Last January the redhead and I finally sat down and took a good, hard look at where we are, where we should be, and where we're going. I know, I know. Probably should have done that ten years ago. And we decided that enough was enough. We're going to dig out of this hole.

And what a fine, big hole it was. Almost $50,000 in consumer credit card debt. Yikesy wikesy. Along with a $500 car payment for a gas-guzzling SUV.

Rather than declare bankruptcy and take the easy way out we signed up with a debt management program. They made arrangements with all of our creditors to lower our interest rates to somewhat-normal (under 10%) levels and we make a single monthly payment to the program and they make the payments to the credit cards and handle everything else. We've been on the program for almost 20 months now and it has worked great. Our debt is going down and we've been doing a much better job at trying to live within our means (because with no credit cards, we don't have much of a choice).

We're down to under $35,000 now and should be debt-free in about two and a half more years--well before the kids start college (which sort of precipitated this whole thing to begin with).

It has actually been refreshing to live within our means and I feel foolish that we didn't start doing that many years sooner.

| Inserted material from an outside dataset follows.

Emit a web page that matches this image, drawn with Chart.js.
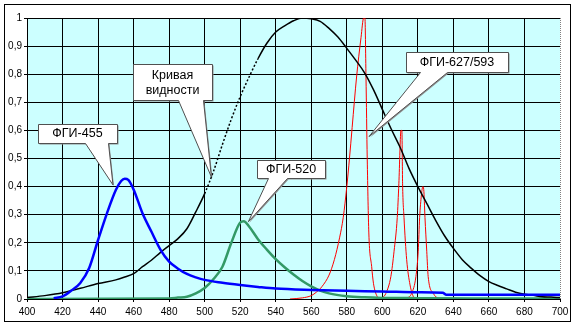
<!DOCTYPE html>
<html>
<head>
<meta charset="utf-8">
<script src="https://cdn.jsdelivr.net/npm/chart.js@4/dist/chart.umd.min.js"></script>
<style>
  body { margin: 0; background: #ffffff; }
  canvas { display: block; }
</style>
</head>
<body>
<canvas id="chart" width="575" height="327"></canvas>
<script>
// Кривая видности (black)
const blackNm = [400,410,420,430,440,450,455,460,465,470,475,480,485,490,495,500,505,510,515,520,525,530,535,540,545,550,555,560,565,570,575,580,585,590,595,600,605,610,615,620,625,630,635,640,645,650,655,660,665,670,675,680,685,690,695,700];
const blackVal = [0.005,0.012,0.022,0.038,0.055,0.068,0.078,0.09,0.115,0.138,0.165,0.19,0.215,0.25,0.31,0.375,0.455,0.55,0.64,0.72,0.79,0.855,0.91,0.95,0.972,0.99,1.0,0.997,0.988,0.963,0.932,0.892,0.85,0.805,0.745,0.675,0.605,0.54,0.465,0.4,0.34,0.28,0.225,0.18,0.14,0.11,0.083,0.062,0.048,0.036,0.024,0.017,0.013,0.008,0.007,0.005];

// ФГИ-455 (blue)
const blueNm = [415,420,425,430,435,440,445,450,453,455,457,460,465,470,475,480,485,490,495,500,510,520,530,540,560,580,600,620,634,636,660,700];
const blueVal = [0.003,0.009,0.03,0.057,0.11,0.21,0.305,0.388,0.42,0.428,0.424,0.39,0.305,0.24,0.177,0.133,0.108,0.089,0.077,0.068,0.058,0.05,0.043,0.037,0.032,0.029,0.027,0.024,0.022,0.015,0.015,0.015];

// ФГИ-520 (green)
const greenNm = [400,480,485,490,495,500,505,510,515,520,522,525,530,535,540,545,550,555,560,565,570,580,590,600,620,650,700];
const greenVal = [0,0.002,0.005,0.008,0.02,0.039,0.071,0.115,0.2,0.272,0.277,0.258,0.213,0.176,0.142,0.113,0.087,0.064,0.045,0.03,0.02,0.01,0.006,0.004,0.003,0.002,0.002];

// ФГИ-627/593 (red), two traces
const redANm = [548,555,560,563,566,570,573,576,578,580,581.5,583,585.5,588,589.5,590.2,590.8,591.5,592.4,594,595,597,599,600,602,604.8,606.6,608.4,609.3,610.5,611,611.4,612.2,613.7,615.6,617.5,619];
const redAVal = [0,0.004,0.012,0.025,0.044,0.085,0.14,0.22,0.29,0.4,0.5,0.61,0.79,0.93,1.0,1.0,0.79,0.5,0.235,0.115,0.056,0.01,0,0.004,0.02,0.08,0.17,0.29,0.41,0.6,0.6,0.41,0.29,0.14,0.05,0.008,0];
const redBNm = [612,613.7,616.5,618.9,620.2,621,622,622.8,623.3,624,625,625.8,628.7,631.5];
const redBVal = [0,0.003,0.02,0.08,0.17,0.29,0.37,0.4,0.39,0.29,0.17,0.08,0.02,0];

// callout labels: text, box centre and tip in data units
const calloutText = [['ФГИ-455'], ['Кривая', 'видности'], ['ФГИ-520'], ['ФГИ-627/593']];
const calloutAt = [[428.4, 0.589], [481.9, 0.772], [548.6, 0.463], [642.0, 0.843]];
const calloutTip = [[448.4, 0.406], [503.8, 0.434], [524.6, 0.275], [592.5, 0.578]];

const pts = (xs, ys) => xs.map((x, i) => ({ x: x, y: ys[i] })); // pair up x and y

const FONT = '"Liberation Sans", Arial, sans-serif';

// box sizes and wedge base (px, relative to box centre)
const boxLook = [
  { w: 79, h: 19, b0: 7.5, b1: 30.5 },
  { w: 79, h: 36, b0: 5.5, b1: 30.5 },
  { w: 68, h: 18, b0: -23, b1: -4 },
  { w: 102, h: 20, b0: -37, b1: -10 }
];

const framePlugin = {
  id: 'frame',
  beforeDraw(chart) {
    const { ctx, chartArea: a } = chart;
    ctx.save();
    ctx.fillStyle = '#CCFFFF'; // plot area fill
    ctx.fillRect(a.left, a.top, a.right - a.left, a.bottom - a.top);
    ctx.restore();
  },
  afterDraw(chart) {
    const { ctx, chartArea: a, scales } = chart;
    ctx.save();
    // dotted right edge of the plot area
    ctx.strokeStyle = '#808080';
    ctx.lineWidth = 1;
    ctx.setLineDash([1, 1]);
    ctx.beginPath();
    ctx.moveTo(Math.round(a.right) + 0.5, a.top);
    ctx.lineTo(Math.round(a.right) + 0.5, a.bottom);
    ctx.stroke();
    ctx.setLineDash([]);

    // callouts
    calloutText.forEach((lines, i) => {
      const look = boxLook[i];
      const cx = scales.x.getPixelForValue(calloutAt[i][0]);
      const cy = scales.y.getPixelForValue(calloutAt[i][1]);
      const tx = scales.x.getPixelForValue(calloutTip[i][0]);
      const ty = scales.y.getPixelForValue(calloutTip[i][1]);
      const l = Math.round(cx - look.w / 2) + 0.5, r = Math.round(cx + look.w / 2) + 0.5;
      const t = Math.round(cy - look.h / 2) + 0.5, b = Math.round(cy + look.h / 2) + 0.5;
      const shape = (dx, dy) => {
        ctx.beginPath();
        ctx.moveTo(l + dx, t + dy);
        ctx.lineTo(r + dx, t + dy);
        ctx.lineTo(r + dx, b + dy);
        ctx.lineTo(Math.round(cx + look.b1) + 0.5 + dx, b + dy);
        ctx.lineTo(tx + dx, ty + dy);
        ctx.lineTo(Math.round(cx + look.b0) + 0.5 + dx, b + dy);
        ctx.lineTo(l + dx, b + dy);
        ctx.closePath();
      };
      shape(1, 1);
      ctx.fillStyle = '#909090'; // soft shadow
      ctx.fill();
      shape(0, 0);
      ctx.fillStyle = '#ffffff';
      ctx.fill();
      ctx.strokeStyle = '#505050';
      ctx.stroke();
      ctx.fillStyle = '#000000';
      ctx.font = '12.5px ' + FONT;
      ctx.textAlign = 'center';
      ctx.textBaseline = 'middle';
      const lh = 15;
      lines.forEach((s, k) => {
        ctx.fillText(s, cx, cy + 0.5 + (k - (lines.length - 1) / 2) * lh);
      });
    });

    // outer frame
    ctx.strokeStyle = '#000000';
    ctx.lineWidth = 1;
    ctx.strokeRect(4.5, 4.5, 566, 317);
    ctx.restore();
  }
};

const dotted = ctx => (ctx.p0.parsed.x >= 498 && ctx.p1.parsed.x <= 532) ? [2, 2] : undefined;

new Chart(document.getElementById('chart'), {
  type: 'line',
  data: {
    datasets: [
      { data: pts(blueNm, blueVal), borderColor: '#0000FF', borderWidth: 2.5 },
      { data: pts(blackNm, blackVal), borderColor: '#000000', borderWidth: 1.5, segment: { borderDash: dotted } },
      { data: pts(greenNm, greenVal), borderColor: '#339966', borderWidth: 2.5 },
      { data: pts(redANm, redAVal), borderColor: '#FF0000', borderWidth: 1 },
      { data: pts(redBNm, redBVal), borderColor: '#FF0000', borderWidth: 1 }
    ]
  },
  options: {
    responsive: false,
    animation: false,
    devicePixelRatio: 1,
    parsing: false,
    elements: {
      point: { radius: 0 },
      line: { cubicInterpolationMode: 'monotone', fill: false }
    },
    layout: { padding: { left: 0, right: 15, top: 18, bottom: 0 } },
    plugins: { legend: { display: false }, tooltip: { enabled: false } },
    scales: {
      x: {
        type: 'linear',
        min: 400,
        max: 700,
        afterFit: axis => { axis.height = 28; },
        border: { display: true, color: '#000000', width: 1 },
        grid: {
          color: c => (c.tick && c.tick.value === 700) ? 'rgba(0,0,0,0)' : '#000000',
          lineWidth: 1,
          tickLength: 3,
          tickColor: '#000000'
        },
        ticks: {
          stepSize: 20,
          autoSkip: false,
          maxRotation: 0,
          padding: 4,
          color: '#000000',
          font: { family: FONT, size: 10 }
        }
      },
      y: {
        min: 0,
        max: 1,
        afterFit: axis => { axis.width = 27; },
        border: { display: true, color: '#000000', width: 1 },
        grid: { color: '#000000', lineWidth: 1, tickLength: 3, tickColor: '#000000' },
        ticks: {
          stepSize: 0.1,
          padding: 2,
          color: '#000000',
          font: { family: FONT, size: 10 },
          callback: v => String(Math.round(v * 10) / 10).replace('.', ',')
        }
      }
    }
  },
  plugins: [framePlugin]
});
</script>
</body>
</html>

The sort of silly part is that we actually make pretty good money for our age and situation in life, so the fact that we're up to our eyeballs in debt is dumb to begin with. But again, this was our doing over many, many years, and now we're at the point in our lives where we do make good money and get finally get this monkey off of our backs.

I suppose I could (or should) be ashamed and embarrassed by all of this, but we're certainly not the only people in the world in this situation. I follow a blog of a guy in Minnesota whose family has over six-figures worth of debt and their penny-pinching activities make what we're doing look irresponsible. No talk of golf club memberships in their immediate future.

I hope to make that blue line turn more into a downward curve in the coming months. I've been send an extra $50 or $100 here or there to the "plan" to get this ball rolling a bit faster. We're saving money and paying off the debt, and that's a good feeling. I try not to think of the fact that my monthly payment would pay for a nice week-long vacation for the family and remember that this will all be fantastic once it is over and done with.

Apparently we're finally getting raises this year at work. And the redhead and I have already discussed what is going to happen with it. 60% to the program, 40% into the savings account.

I'm reading a book called The Cheapskate Next Door a set of stories about Americans living "happily within their means. We're trying to do that. We're cutting back. Spending less. Buying less crap. Making our lives simpler.

I want to be a millionaire some day. And I think we can get there.